PROBLEM: Write out the entire listing below exactly, with the pictures left out.

DATASET SECTION:

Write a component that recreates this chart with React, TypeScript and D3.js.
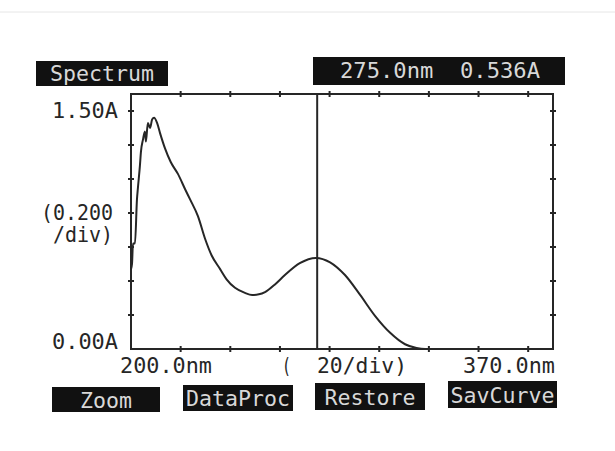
import React from "react";
import * as d3 from "d3";

// spectrum (nm, absorbance)
const wavelengths = [
  200, 200.4, 200.8, 201.6, 202.4, 202.8, 203.6, 204, 204.8, 205.6, 206, 206.8, 207.7,
  208.5, 209.3, 210.5, 211.7, 213.7, 216, 218.9, 221.8, 223.8, 227, 229.8, 232.5, 235.9,
  238.5, 241.9, 245.9, 248.8, 251.5, 254, 258, 262, 268, 274.5, 280.2, 286.2, 292.3,
  298.3, 304.4, 310.4, 315, 318.5, 325, 370,
];
const absorbance = [
  0.47, 0.5, 0.62, 0.62, 0.88, 0.95, 1.08, 1.16, 1.23, 1.28, 1.22, 1.33, 1.3,
  1.35, 1.36, 1.33, 1.27, 1.18, 1.1, 1.03, 0.94, 0.88, 0.78, 0.65, 0.55, 0.47,
  0.41, 0.36, 0.33, 0.318, 0.322, 0.335, 0.38, 0.435, 0.505, 0.536, 0.51, 0.435, 0.318,
  0.195, 0.095, 0.028, 0.006, 0, 0, 0,
];

const xTicks = [220, 240, 260, 280, 300, 320, 340, 360];
const yTicks = [0.2, 0.4, 0.6, 0.8, 1.0, 1.2, 1.4];
const cursorNm = 275.0;
const cursorAbs = 0.536;
const buttons = ["Zoom", "DataProc", "Restore", "SavCurve"];

const W = 615;
const H = 451;
const left = 131;
const right = 553;
const top = 94;
const bottom = 349;

const font = "'DejaVu Sans Mono', 'Liberation Mono', monospace";
const ink = "#262626";

export default function App() {
  const x = d3.scaleLinear().domain([200, 370]).range([left, right]);
  const y = d3.scaleLinear().domain([0, 1.5]).range([bottom, top]);

  const pts: [number, number][] = wavelengths.map((w, i) => [w, absorbance[i]]);
  const line = d3
    .line<[number, number]>()
    .x((d) => x(d[0]))
    .y((d) => y(d[1]))
    .curve(d3.curveMonotoneX);

  const btnBoxes = [
    { x: 52, y: 387, w: 108, h: 25 },
    { x: 183, y: 385, w: 110, h: 26 },
    { x: 315, y: 383, w: 110, h: 27 },
    { x: 448, y: 381, w: 109, h: 27 },
  ];

  const txt = (s: string, tx: number, ty: number, anchor = "start", len?: number, fill = ink) => (
    <text
      x={tx}
      y={ty}
      textAnchor={anchor}
      fontFamily={font}
      fontSize={21}
      fill={fill}
      dominantBaseline="central"
      textLength={len}
      lengthAdjust={len ? "spacingAndGlyphs" : undefined}
      style={{ whiteSpace: "pre" }}
    >
      {s}
    </text>
  );

  return (
    <div style={{ position: "absolute", left: 0, top: 0 }}>
      <svg width={W} height={H} style={{ display: "block", background: "#fff" }}>
        <line x1={0} x2={W} y1={12} y2={12} stroke="#e6e6e6" strokeWidth={1} />

        {/* header boxes */}
        <rect x={36} y={61} width={132} height={25} fill="#111" />
        {txt("Spectrum", 102, 74, "middle", 104, "#d8d8d8")}
        <rect x={313} y={57} width={252} height={28} fill="#111" />
        {txt(`${cursorNm.toFixed(1)}nm\u00a0\u00a0${cursorAbs.toFixed(3)}A`, 440, 71, "middle", 200, "#d8d8d8")}

        {/* frame */}
        <rect x={left} y={top} width={right - left} height={bottom - top} fill="none" stroke={ink} strokeWidth={2} />

        {/* ticks */}
        {xTicks.map((t) => (
          <g key={"x" + t}>
            <line x1={x(t)} x2={x(t)} y1={bottom - 3} y2={bottom + 3} stroke={ink} strokeWidth={2} />
            <line x1={x(t)} x2={x(t)} y1={top - 3} y2={top + 3} stroke={ink} strokeWidth={2} />
          </g>
        ))}
        {yTicks.map((t) => (
          <g key={"y" + t}>
            <line x1={left - 3} x2={left + 3} y1={y(t)} y2={y(t)} stroke={ink} strokeWidth={2} />
            <line x1={right - 3} x2={right + 3} y1={y(t)} y2={y(t)} stroke={ink} strokeWidth={2} />
          </g>
        ))}

        {/* cursor */}
        <line x1={x(cursorNm)} x2={x(cursorNm)} y1={top} y2={bottom} stroke={ink} strokeWidth={2} />

        {/* spectrum */}
        <path d={line(pts) ?? ""} fill="none" stroke={ink} strokeWidth={2} strokeLinejoin="round" />

        {/* axis labels */}
        {txt("1.50A", 118, 111, "end", 66)}
        {txt("(0.200", 113, 213, "end", 72)}
        {txt("/div)", 113, 235, "end", 60)}
        {txt("0.00A", 118, 342, "end", 66)}
        {txt("200.0nm", 120, 366, "start", 92)}
        {txt("(", 282, 366, "start", 9)}
        {txt("20/div)", 317, 366, "start", 90)}
        {txt("370.0nm", 555, 366, "end", 92)}

        {/* soft keys */}
        {buttons.map((b, i) => {
          const bx = btnBoxes[i];
          return (
            <g key={b}>
              <rect x={bx.x} y={bx.y} width={bx.w} height={bx.h} fill="#111" />
              {txt(b, bx.x + bx.w / 2, bx.y + bx.h / 2 + 1, "middle", b.length * 13, "#d8d8d8")}
            </g>
          );
        })}
      </svg>
    </div>
  );
}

RESULT OF THIS TASK:
Write a component that recreates this chart with React, TypeScript and D3.js.
import React from "react";
import * as d3 from "d3";

// spectrum (nm, absorbance)
const wavelengths = [
  200, 200.4, 200.8, 201.6, 202.4, 202.8, 203.6, 204, 204.8, 205.6, 206, 206.8, 207.7,
  208.5, 209.3, 210.5, 211.7, 213.7, 216, 218.9, 221.8, 223.8, 227, 229.8, 232.5, 235.9,
  238.5, 241.9, 245.9, 248.8, 251.5, 254, 258, 262, 268, 274.5, 280.2, 286.2, 292.3,
  298.3, 304.4, 310.4, 315, 318.5, 325, 370,
];
const absorbance = [
  0.47, 0.5, 0.62, 0.62, 0.88, 0.95, 1.08, 1.16, 1.23, 1.28, 1.22, 1.33, 1.3,
  1.35, 1.36, 1.33, 1.27, 1.18, 1.1, 1.03, 0.94, 0.88, 0.78, 0.65, 0.55, 0.47,
  0.41, 0.36, 0.33, 0.318, 0.322, 0.335, 0.38, 0.435, 0.505, 0.536, 0.51, 0.435, 0.318,
  0.195, 0.095, 0.028, 0.006, 0, 0, 0,
];

const xTicks = [220, 240, 260, 280, 300, 320, 340, 360];
const yTicks = [0.2, 0.4, 0.6, 0.8, 1.0, 1.2, 1.4];
const cursorNm = 275.0;
const cursorAbs = 0.536;
const buttons = ["Zoom", "DataProc", "Restore", "SavCurve"];

const W = 615;
const H = 451;
const left = 131;
const right = 553;
const top = 94;
const bottom = 349;

const font = "'DejaVu Sans Mono', 'Liberation Mono', monospace";
const ink = "#262626";

export default function App() {
  const x = d3.scaleLinear().domain([200, 370]).range([left, right]);
  const y = d3.scaleLinear().domain([0, 1.5]).range([bottom, top]);

  const pts: [number, number][] = wavelengths.map((w, i) => [w, absorbance[i]]);
  const line = d3
    .line<[number, number]>()
    .x((d) => x(d[0]))
    .y((d) => y(d[1]))
    .curve(d3.curveMonotoneX);

  const btnBoxes = [
    { x: 52, y: 387, w: 108, h: 25 },
    { x: 183, y: 385, w: 110, h: 26 },
    { x: 315, y: 383, w: 110, h: 27 },
    { x: 448, y: 381, w: 109, h: 27 },
  ];

  const txt = (s: string, tx: number, ty: number, anchor = "start", len?: number, fill = ink) => (
    <text
      x={tx}
      y={ty}
      textAnchor={anchor}
      fontFamily={font}
      fontSize={21}
      fill={fill}
      dominantBaseline="central"
      textLength={len}
      lengthAdjust={len ? "spacingAndGlyphs" : undefined}
      style={{ whiteSpace: "pre" }}
    >
      {s}
    </text>
  );

  return (
    <div style={{ position: "absolute", left: 0, top: 0 }}>
      <svg width={W} height={H} style={{ display: "block", background: "#fff" }}>
        <line x1={0} x2={W} y1={12} y2={12} stroke="#e6e6e6" strokeWidth={1} />

        {/* header boxes */}
        <rect x={36} y={61} width={132} height={25} fill="#111" />
        {txt("Spectrum", 102, 74, "middle", 104, "#d8d8d8")}
        <rect x={313} y={57} width={252} height={28} fill="#111" />
        {txt(`${cursorNm.toFixed(1)}nm\u00a0\u00a0${cursorAbs.toFixed(3)}A`, 440, 71, "middle", 200, "#d8d8d8")}

        {/* frame */}
        <rect x={left} y={top} width={right - left} height={bottom - top} fill="none" stroke={ink} strokeWidth={2} />

        {/* ticks */}
        {xTicks.map((t) => (
          <g key={"x" + t}>
            <line x1={x(t)} x2={x(t)} y1={bottom - 3} y2={bottom + 3} stroke={ink} strokeWidth={2} />
            <line x1={x(t)} x2={x(t)} y1={top - 3} y2={top + 3} stroke={ink} strokeWidth={2} />
          </g>
        ))}
        {yTicks.map((t) => (
          <g key={"y" + t}>
            <line x1={left - 3} x2={left + 3} y1={y(t)} y2={y(t)} stroke={ink} strokeWidth={2} />
            <line x1={right - 3} x2={right + 3} y1={y(t)} y2={y(t)} stroke={ink} strokeWidth={2} />
          </g>
        ))}

        {/* cursor */}
        <line x1={x(cursorNm)} x2={x(cursorNm)} y1={top} y2={bottom} stroke={ink} strokeWidth={2} />

        {/* spectrum */}
        <path d={line(pts) ?? ""} fill="none" stroke={ink} strokeWidth={2} strokeLinejoin="round" />

        {/* axis labels */}
        {txt("1.50A", 118, 111, "end", 66)}
        {txt("(0.200", 113, 213, "end", 72)}
        {txt("/div)", 113, 235, "end", 60)}
        {txt("0.00A", 118, 342, "end", 66)}
        {txt("200.0nm", 120, 366, "start", 92)}
        {txt("(", 282, 366, "start", 9)}
        {txt("20/div)", 317, 366, "start", 90)}
        {txt("370.0nm", 555, 366, "end", 92)}

        {/* soft keys */}
        {buttons.map((b, i) => {
          const bx = btnBoxes[i];
          return (
            <g key={b}>
              <rect x={bx.x} y={bx.y} width={bx.w} height={bx.h} fill="#111" />
              {txt(b, bx.x + bx.w / 2, bx.y + bx.h / 2 + 1, "middle", b.length * 13, "#d8d8d8")}
            </g>
          );
        })}
      </svg>
    </div>
  );
}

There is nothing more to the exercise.